Part Seven of a year-end email conversation with Peter Hum, Jim Macnie, Giovanni Russonello and Greg Thomas (Jump to: 1 | 2 | 3 | 4 | 5 | 6 | 7 | 8 | 9 | 10 | 11 )
From: Peter Hum
Guys,
In a week we’ve gone from a sense of renewed wonder to renewed horror.
I was heartsick when I heard about the mass shooting at Sandy Hook Elementary School on Friday. Believe me, my American friends, this is a tragedy that resonates far beyond your borders. I called my wife at her workplace soon after the terrible news broke, told her about the children, and heard her cry. I grew teary just reading the transcript of your president’s response. And later that night, after a friend in Winnipeg messaged me to see if I could confirm that Jimmy Greene’s daughter was among the dead, the world grew smaller and sadder still.
What a nightmare — for the Greene family, for the other parents who kids didn’t come home, and for your country. To the extent that Ana Marquez-Greene’s death is a jazz story too, it’s the biggest jazz story of the year too, by several orders of magnitude. Let’s put it this way — I’ve had 70,000 views in 48 hours for my first blog post about Ana’s death, and another 30,000 for the follow-up post. I see similar kinds of numbers for the YouTube video of Greene’s song “Ana Grace,” with a similar outpouring of grieving comments.
If you want to muse about the cultural relevance of jazz, this atrocity committed against a jazz player’s daughter and her classmates is more top of mind than Jazz at Lincoln Center opening an outpost in Doha, more significant than the choice of discs on Joe Critic’s Top 10 list, and on and on. That’s especially true in a culture that is absolutely dysfunctional when it comes to firearms.
If I could wish for one response from the jazz community to what happened, it would be some kind of initiative, coordinated or otherwise, to lead the charge for gun control; to push for measures that could dramatically decrease the possibility of someone wielding an assault rifle against utter innocents. Jazz musicians proved their cultural relevance with art that waved the flag for civil rights. They can seize this moment again, galvanized by their colleague’s heartbreaking loss. I understand that Robert Glasper dedicated at least part of his show on Friday night to the victims of the Connecticut shooting. It doesn’t have to end there.
Let me try to tack back to where we were at, although I confess that the death toll in Newtown weighs more heavily on me than what jazz most tickled my fancy.
Like Nate, I picked Tim Berne’s Snakeoil as my favourite disc of 2012, enthralled as I was by
its play of the completely improvised and the rigorously composed and executed.
As an occasional pianist, I’m especially spellbound by Matt Mitchell’s magic
playing, ECM’ed to the max sonically, no less.

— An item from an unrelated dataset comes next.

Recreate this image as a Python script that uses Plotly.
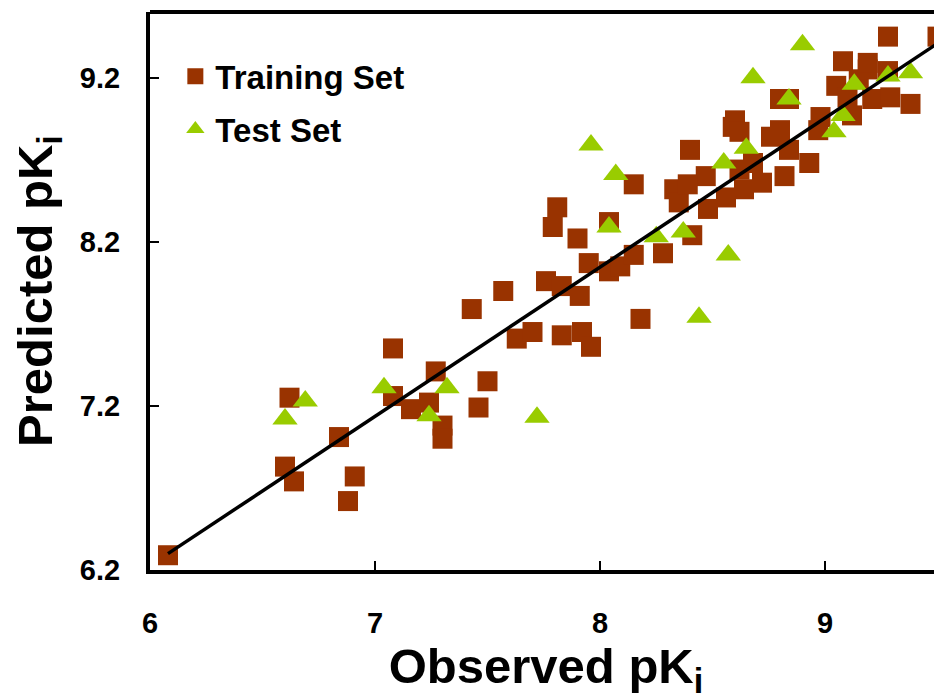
import plotly.graph_objects as go

# ---- data ----
train_x = [6.08, 6.62, 6.60, 6.64, 6.84, 6.91, 6.88, 7.08, 7.08, 7.16, 7.24, 7.27, 7.30, 7.30,
           7.43, 7.50, 7.46, 7.57, 7.63, 7.70, 7.76, 7.83, 7.91, 7.83, 7.92, 7.96, 7.81, 7.79,
           7.90, 7.95, 8.04, 8.09, 8.04, 8.15, 8.18, 8.15, 8.28, 8.40, 8.33, 8.35, 8.41, 8.47,
           8.48, 8.56, 8.59, 8.64, 8.72, 8.62, 8.68, 8.60, 8.62, 8.76, 8.80, 8.84, 8.82, 8.93,
           8.98, 8.97, 8.80, 8.84, 9.05, 9.08, 9.10, 9.12, 9.15, 9.19, 9.19, 9.21, 9.28, 9.29,
           9.28, 9.38, 9.50, 8.39]
train_y = [6.29, 7.25, 6.83, 6.74, 7.01, 6.77, 6.62, 7.55, 7.26, 7.18, 7.22, 7.41, 7.08, 7.00,
           7.79, 7.35, 7.19, 7.90, 7.61, 7.65, 7.96, 7.93, 7.87, 7.63, 7.65, 7.56, 8.41, 8.29,
           8.22, 8.07, 8.02, 8.05, 8.32, 8.12, 7.73, 8.55, 8.13, 8.76, 8.52, 8.44, 8.24, 8.60,
           8.40, 8.47, 8.90, 8.52, 8.56, 8.64, 8.68, 8.94, 8.87, 8.84, 8.88, 8.76, 8.60, 8.68,
           8.96, 8.88, 9.07, 9.07, 9.15, 9.30, 9.08, 8.97, 9.19, 9.25, 9.29, 9.07, 9.24, 9.08,
           9.45, 9.04, 9.45, 8.55]

test_x = [6.60, 6.69, 7.04, 7.32, 7.24, 7.72, 7.96, 8.07, 8.04, 8.25, 8.37, 8.44, 8.55, 8.57,
          8.65, 8.68, 8.84, 8.90, 9.04, 9.08, 9.13, 9.28, 9.38]
test_y = [7.12, 7.23, 7.31, 7.31, 7.14, 7.13, 8.79, 8.61, 8.29, 8.23, 8.26, 7.74, 8.68, 8.12,
          8.77, 9.20, 9.07, 9.40, 8.87, 8.97, 9.16, 9.21, 9.23]

fit_slope = 0.909
fit_intercept = 0.773
fit_x_range = [6.08, 9.50]

x_ticks = [6, 7, 8, 9]
y_ticks = [6.2, 7.2, 8.2, 9.2]
y_tick_labels = ["6.2", "7.2", "8.2", "9.2"]

x_title = "Observed pK<sub>i</sub>"
y_title = "Predicted pK<sub>i</sub>"
train_name = "Training Set"
test_name = "Test Set"

BROWN = "#993300"
GREEN = "#99cc00"
FONT = "Liberation Sans, Arial, sans-serif"

fit_y = [fit_slope * v + fit_intercept for v in fit_x_range]

fig = go.Figure()
fig.add_trace(go.Scatter(
    x=train_x, y=train_y, mode="markers", name=train_name, legendgroup="train",
    marker=dict(symbol="square", size=20, color=BROWN, line=dict(width=0)),
))
fig.add_trace(go.Scatter(
    x=test_x, y=test_y, mode="markers", name=test_name, legendgroup="test",
    marker=dict(symbol="triangle-up", size=22, color=GREEN, line=dict(width=0)),
))
fig.add_trace(go.Scatter(
    x=fit_x_range, y=fit_y, mode="lines", showlegend=False,
    line=dict(color="black", width=3.5),
))

# page body has an 8px margin: figure sized to fill the rest of the 942x700 window
fig.update_layout(
    width=934, height=692,
    margin=dict(l=142, r=0, t=4, b=130, autoexpand=False),
    paper_bgcolor="white", plot_bgcolor="white",
    font=dict(family=FONT, color="black", weight="bold"),
    showlegend=True,
    legend=dict(
        x=0.032, y=0.935, xanchor="left", yanchor="top",
        bgcolor="rgba(0,0,0,0)", tracegroupgap=7,
        font=dict(size=33, family=FONT, color="black", weight="bold"),
        itemsizing="trace",
    ),
    xaxis=dict(
        range=[6, 9.52], tickvals=x_ticks, ticks="inside", ticklen=9, tickwidth=2,
        tickcolor="black", showline=True, linewidth=4, linecolor="black",
        showgrid=False, zeroline=False, mirror=False, automargin=False,
        tickfont=dict(size=29, family=FONT, weight="bold"),
        ticklabelstandoff=24,
        title=dict(text=x_title, font=dict(size=49, family=FONT, weight="bold"), standoff=2),
    ),
    yaxis=dict(
        range=[6.2, 9.6], tickvals=y_ticks, ticktext=y_tick_labels, ticks="inside",
        ticklen=9, tickwidth=2, tickcolor="black", showline=True, linewidth=4,
        linecolor="black", showgrid=False, zeroline=False, mirror=False, automargin=False,
        tickfont=dict(size=29, family=FONT, weight="bold"),
        ticklabelstandoff=20,
        title=dict(text=y_title, font=dict(size=49, family=FONT, weight="bold"), standoff=24),
    ),
    shapes=[dict(type="line", xref="paper", yref="paper", x0=0, x1=1, y0=1, y1=1,
                 line=dict(color="black", width=4))],
)

fig.write_html("out.html")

The border’s not as porous as I would like with respect to jazz, and so I haven’t heard the ERIMAJ disc, or the latest Christian Scott. I get it when Gio writes that for him, these discs are on the forefront, but I’ve always flinched at least a little bit when any writer uses phraseology such as “the direction that jazz is going.” Maybe it’s because I’m not at the epicentre, but jazz, as it manifests itself in the discs I receive and the music that comes to town, seems to be very much multi-directional, moving outward in three dimensions rather than forward in two. For what’s it worth, from a style agnostic...
I really liked what Jim wrote — OK, I really like everything that Jim writes — with respect to camaraderie and chemistry. That’s a useful way to lock onto this music, even when, and perhaps especially when, it’s not so layman-friendly.
I’ve heard Vijay Iyer say that musical interaction on the bandstand, as evidence that the musicians are simply listening to each other, engages the audience because it’s a trope for the act of listening. We like to listen to them listening. If I can mention just a few examples: there’s the tumult of drums from Brian Blade exhorting Myron Walden to play ever more soulfully; the lyrical pas de deux of Fred Hersch and Italian clarinetist Nico Gori on their disc Da Vinci; and the splendid fit between the Montreal saxophonist Joel Miller and pianist Geoffrey Keezer on Miller’s disc Swim. These are layman-friendly, I suppose, but that’s what you get from the jazz writer at a MSM newspaper.
I’m going to call it here. Time to spend some quality time with my son. And to feel extraordinarily grateful and blessed. And sad.